## START

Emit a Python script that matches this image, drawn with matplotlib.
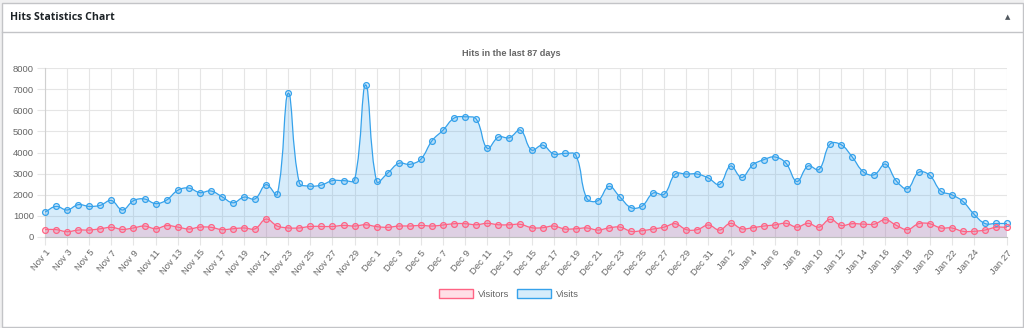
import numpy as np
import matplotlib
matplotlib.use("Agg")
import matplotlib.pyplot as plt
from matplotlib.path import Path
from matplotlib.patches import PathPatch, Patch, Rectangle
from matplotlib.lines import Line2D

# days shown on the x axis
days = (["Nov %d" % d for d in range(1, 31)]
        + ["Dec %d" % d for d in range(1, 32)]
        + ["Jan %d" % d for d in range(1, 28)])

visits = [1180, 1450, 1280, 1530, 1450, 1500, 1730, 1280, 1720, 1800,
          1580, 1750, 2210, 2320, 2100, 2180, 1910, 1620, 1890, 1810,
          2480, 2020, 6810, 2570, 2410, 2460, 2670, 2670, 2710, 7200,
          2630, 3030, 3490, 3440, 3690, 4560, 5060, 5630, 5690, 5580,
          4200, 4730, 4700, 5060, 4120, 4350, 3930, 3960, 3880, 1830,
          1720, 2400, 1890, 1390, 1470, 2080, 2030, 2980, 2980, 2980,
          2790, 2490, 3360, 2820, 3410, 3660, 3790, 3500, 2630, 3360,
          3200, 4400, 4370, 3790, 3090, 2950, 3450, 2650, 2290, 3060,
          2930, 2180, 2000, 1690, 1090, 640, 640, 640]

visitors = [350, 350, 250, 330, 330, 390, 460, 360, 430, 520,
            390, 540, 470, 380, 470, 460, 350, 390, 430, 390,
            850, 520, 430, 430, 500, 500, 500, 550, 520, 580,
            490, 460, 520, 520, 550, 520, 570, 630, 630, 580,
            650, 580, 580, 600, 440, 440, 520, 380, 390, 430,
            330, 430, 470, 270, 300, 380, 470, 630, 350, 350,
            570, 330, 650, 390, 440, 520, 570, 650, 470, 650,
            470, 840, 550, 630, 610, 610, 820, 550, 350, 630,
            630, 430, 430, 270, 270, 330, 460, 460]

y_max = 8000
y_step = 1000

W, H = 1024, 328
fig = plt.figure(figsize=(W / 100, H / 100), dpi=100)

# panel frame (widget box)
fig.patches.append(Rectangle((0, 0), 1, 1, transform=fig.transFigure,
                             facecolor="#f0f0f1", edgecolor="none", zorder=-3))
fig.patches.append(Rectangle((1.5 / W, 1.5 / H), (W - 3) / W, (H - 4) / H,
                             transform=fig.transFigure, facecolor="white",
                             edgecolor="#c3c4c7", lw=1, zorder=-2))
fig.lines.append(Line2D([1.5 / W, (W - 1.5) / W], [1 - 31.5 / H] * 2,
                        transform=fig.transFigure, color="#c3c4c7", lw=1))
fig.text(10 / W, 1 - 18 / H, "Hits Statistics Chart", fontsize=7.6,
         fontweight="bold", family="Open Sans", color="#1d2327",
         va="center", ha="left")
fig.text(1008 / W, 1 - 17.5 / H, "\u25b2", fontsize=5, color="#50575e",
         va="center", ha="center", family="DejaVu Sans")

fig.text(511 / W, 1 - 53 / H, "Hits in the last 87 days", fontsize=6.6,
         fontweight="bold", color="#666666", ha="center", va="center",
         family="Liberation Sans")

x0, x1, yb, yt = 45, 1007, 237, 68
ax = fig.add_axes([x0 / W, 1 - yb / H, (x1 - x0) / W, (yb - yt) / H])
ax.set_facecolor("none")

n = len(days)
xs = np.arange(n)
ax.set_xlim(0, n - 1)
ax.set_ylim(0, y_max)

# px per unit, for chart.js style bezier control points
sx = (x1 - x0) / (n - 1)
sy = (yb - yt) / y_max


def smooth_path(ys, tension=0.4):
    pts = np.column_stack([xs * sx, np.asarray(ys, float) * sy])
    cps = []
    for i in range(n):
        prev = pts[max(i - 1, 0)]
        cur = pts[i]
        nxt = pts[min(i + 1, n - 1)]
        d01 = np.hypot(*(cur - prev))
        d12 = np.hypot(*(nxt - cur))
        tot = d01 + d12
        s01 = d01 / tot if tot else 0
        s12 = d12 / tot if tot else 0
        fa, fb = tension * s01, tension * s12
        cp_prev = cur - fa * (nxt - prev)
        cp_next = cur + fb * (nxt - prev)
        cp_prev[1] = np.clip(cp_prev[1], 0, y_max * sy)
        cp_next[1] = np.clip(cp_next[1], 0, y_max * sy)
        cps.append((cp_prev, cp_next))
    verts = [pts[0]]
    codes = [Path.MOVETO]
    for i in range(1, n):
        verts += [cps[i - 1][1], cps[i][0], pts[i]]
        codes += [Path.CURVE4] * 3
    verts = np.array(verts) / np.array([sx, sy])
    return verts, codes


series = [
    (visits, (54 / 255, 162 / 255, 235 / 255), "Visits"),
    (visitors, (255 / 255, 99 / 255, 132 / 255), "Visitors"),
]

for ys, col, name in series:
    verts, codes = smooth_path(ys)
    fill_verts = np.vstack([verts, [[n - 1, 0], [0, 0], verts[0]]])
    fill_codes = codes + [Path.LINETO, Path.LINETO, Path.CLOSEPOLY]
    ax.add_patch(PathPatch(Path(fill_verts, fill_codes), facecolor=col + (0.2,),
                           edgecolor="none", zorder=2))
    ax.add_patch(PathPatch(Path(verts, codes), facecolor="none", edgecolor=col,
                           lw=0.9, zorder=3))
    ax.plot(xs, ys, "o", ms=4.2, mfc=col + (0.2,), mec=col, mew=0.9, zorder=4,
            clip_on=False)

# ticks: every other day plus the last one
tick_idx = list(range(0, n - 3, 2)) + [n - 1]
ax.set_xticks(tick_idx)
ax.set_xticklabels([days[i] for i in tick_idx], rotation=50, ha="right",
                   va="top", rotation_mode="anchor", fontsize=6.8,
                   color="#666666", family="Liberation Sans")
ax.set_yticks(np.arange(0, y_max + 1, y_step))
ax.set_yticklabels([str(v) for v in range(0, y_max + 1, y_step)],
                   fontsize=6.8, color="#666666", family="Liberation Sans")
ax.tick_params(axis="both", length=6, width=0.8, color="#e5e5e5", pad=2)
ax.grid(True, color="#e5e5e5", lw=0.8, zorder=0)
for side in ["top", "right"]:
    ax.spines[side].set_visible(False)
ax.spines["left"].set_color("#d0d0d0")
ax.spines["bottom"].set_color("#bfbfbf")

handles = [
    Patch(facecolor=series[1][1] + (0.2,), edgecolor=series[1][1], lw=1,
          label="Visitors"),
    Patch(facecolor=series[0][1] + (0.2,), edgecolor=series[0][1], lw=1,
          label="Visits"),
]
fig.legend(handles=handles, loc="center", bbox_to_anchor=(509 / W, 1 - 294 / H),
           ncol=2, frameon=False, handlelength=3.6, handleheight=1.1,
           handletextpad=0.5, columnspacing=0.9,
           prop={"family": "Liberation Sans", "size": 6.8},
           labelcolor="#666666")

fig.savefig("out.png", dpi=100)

## END

*Exercise instructions*:
Give back the whole listing as it stands, minus its pictures.

*Completed task*:
Emit a Python script that matches this image, drawn with matplotlib.
import numpy as np
import matplotlib
matplotlib.use("Agg")
import matplotlib.pyplot as plt
from matplotlib.path import Path
from matplotlib.patches import PathPatch, Patch, Rectangle
from matplotlib.lines import Line2D

# days shown on the x axis
days = (["Nov %d" % d for d in range(1, 31)]
        + ["Dec %d" % d for d in range(1, 32)]
        + ["Jan %d" % d for d in range(1, 28)])

visits = [1180, 1450, 1280, 1530, 1450, 1500, 1730, 1280, 1720, 1800,
          1580, 1750, 2210, 2320, 2100, 2180, 1910, 1620, 1890, 1810,
          2480, 2020, 6810, 2570, 2410, 2460, 2670, 2670, 2710, 7200,
          2630, 3030, 3490, 3440, 3690, 4560, 5060, 5630, 5690, 5580,
          4200, 4730, 4700, 5060, 4120, 4350, 3930, 3960, 3880, 1830,
          1720, 2400, 1890, 1390, 1470, 2080, 2030, 2980, 2980, 2980,
          2790, 2490, 3360, 2820, 3410, 3660, 3790, 3500, 2630, 3360,
          3200, 4400, 4370, 3790, 3090, 2950, 3450, 2650, 2290, 3060,
          2930, 2180, 2000, 1690, 1090, 640, 640, 640]

visitors = [350, 350, 250, 330, 330, 390, 460, 360, 430, 520,
            390, 540, 470, 380, 470, 460, 350, 390, 430, 390,
            850, 520, 430, 430, 500, 500, 500, 550, 520, 580,
            490, 460, 520, 520, 550, 520, 570, 630, 630, 580,
            650, 580, 580, 600, 440, 440, 520, 380, 390, 430,
            330, 430, 470, 270, 300, 380, 470, 630, 350, 350,
            570, 330, 650, 390, 440, 520, 570, 650, 470, 650,
            470, 840, 550, 630, 610, 610, 820, 550, 350, 630,
            630, 430, 430, 270, 270, 330, 460, 460]

y_max = 8000
y_step = 1000

W, H = 1024, 328
fig = plt.figure(figsize=(W / 100, H / 100), dpi=100)

# panel frame (widget box)
fig.patches.append(Rectangle((0, 0), 1, 1, transform=fig.transFigure,
                             facecolor="#f0f0f1", edgecolor="none", zorder=-3))
fig.patches.append(Rectangle((1.5 / W, 1.5 / H), (W - 3) / W, (H - 4) / H,
                             transform=fig.transFigure, facecolor="white",
                             edgecolor="#c3c4c7", lw=1, zorder=-2))
fig.lines.append(Line2D([1.5 / W, (W - 1.5) / W], [1 - 31.5 / H] * 2,
                        transform=fig.transFigure, color="#c3c4c7", lw=1))
fig.text(10 / W, 1 - 18 / H, "Hits Statistics Chart", fontsize=7.6,
         fontweight="bold", family="Open Sans", color="#1d2327",
         va="center", ha="left")
fig.text(1008 / W, 1 - 17.5 / H, "\u25b2", fontsize=5, color="#50575e",
         va="center", ha="center", family="DejaVu Sans")

fig.text(511 / W, 1 - 53 / H, "Hits in the last 87 days", fontsize=6.6,
         fontweight="bold", color="#666666", ha="center", va="center",
         family="Liberation Sans")

x0, x1, yb, yt = 45, 1007, 237, 68
ax = fig.add_axes([x0 / W, 1 - yb / H, (x1 - x0) / W, (yb - yt) / H])
ax.set_facecolor("none")

n = len(days)
xs = np.arange(n)
ax.set_xlim(0, n - 1)
ax.set_ylim(0, y_max)

# px per unit, for chart.js style bezier control points
sx = (x1 - x0) / (n - 1)
sy = (yb - yt) / y_max


def smooth_path(ys, tension=0.4):
    pts = np.column_stack([xs * sx, np.asarray(ys, float) * sy])
    cps = []
    for i in range(n):
        prev = pts[max(i - 1, 0)]
        cur = pts[i]
        nxt = pts[min(i + 1, n - 1)]
        d01 = np.hypot(*(cur - prev))
        d12 = np.hypot(*(nxt - cur))
        tot = d01 + d12
        s01 = d01 / tot if tot else 0
        s12 = d12 / tot if tot else 0
        fa, fb = tension * s01, tension * s12
        cp_prev = cur - fa * (nxt - prev)
        cp_next = cur + fb * (nxt - prev)
        cp_prev[1] = np.clip(cp_prev[1], 0, y_max * sy)
        cp_next[1] = np.clip(cp_next[1], 0, y_max * sy)
        cps.append((cp_prev, cp_next))
    verts = [pts[0]]
    codes = [Path.MOVETO]
    for i in range(1, n):
        verts += [cps[i - 1][1], cps[i][0], pts[i]]
        codes += [Path.CURVE4] * 3
    verts = np.array(verts) / np.array([sx, sy])
    return verts, codes


series = [
    (visits, (54 / 255, 162 / 255, 235 / 255), "Visits"),
    (visitors, (255 / 255, 99 / 255, 132 / 255), "Visitors"),
]

for ys, col, name in series:
    verts, codes = smooth_path(ys)
    fill_verts = np.vstack([verts, [[n - 1, 0], [0, 0], verts[0]]])
    fill_codes = codes + [Path.LINETO, Path.LINETO, Path.CLOSEPOLY]
    ax.add_patch(PathPatch(Path(fill_verts, fill_codes), facecolor=col + (0.2,),
                           edgecolor="none", zorder=2))
    ax.add_patch(PathPatch(Path(verts, codes), facecolor="none", edgecolor=col,
                           lw=0.9, zorder=3))
    ax.plot(xs, ys, "o", ms=4.2, mfc=col + (0.2,), mec=col, mew=0.9, zorder=4,
            clip_on=False)

# ticks: every other day plus the last one
tick_idx = list(range(0, n - 3, 2)) + [n - 1]
ax.set_xticks(tick_idx)
ax.set_xticklabels([days[i] for i in tick_idx], rotation=50, ha="right",
                   va="top", rotation_mode="anchor", fontsize=6.8,
                   color="#666666", family="Liberation Sans")
ax.set_yticks(np.arange(0, y_max + 1, y_step))
ax.set_yticklabels([str(v) for v in range(0, y_max + 1, y_step)],
                   fontsize=6.8, color="#666666", family="Liberation Sans")
ax.tick_params(axis="both", length=6, width=0.8, color="#e5e5e5", pad=2)
ax.grid(True, color="#e5e5e5", lw=0.8, zorder=0)
for side in ["top", "right"]:
    ax.spines[side].set_visible(False)
ax.spines["left"].set_color("#d0d0d0")
ax.spines["bottom"].set_color("#bfbfbf")

handles = [
    Patch(facecolor=series[1][1] + (0.2,), edgecolor=series[1][1], lw=1,
          label="Visitors"),
    Patch(facecolor=series[0][1] + (0.2,), edgecolor=series[0][1], lw=1,
          label="Visits"),
]
fig.legend(handles=handles, loc="center", bbox_to_anchor=(509 / W, 1 - 294 / H),
           ncol=2, frameon=False, handlelength=3.6, handleheight=1.1,
           handletextpad=0.5, columnspacing=0.9,
           prop={"family": "Liberation Sans", "size": 6.8},
           labelcolor="#666666")

fig.savefig("out.png", dpi=100)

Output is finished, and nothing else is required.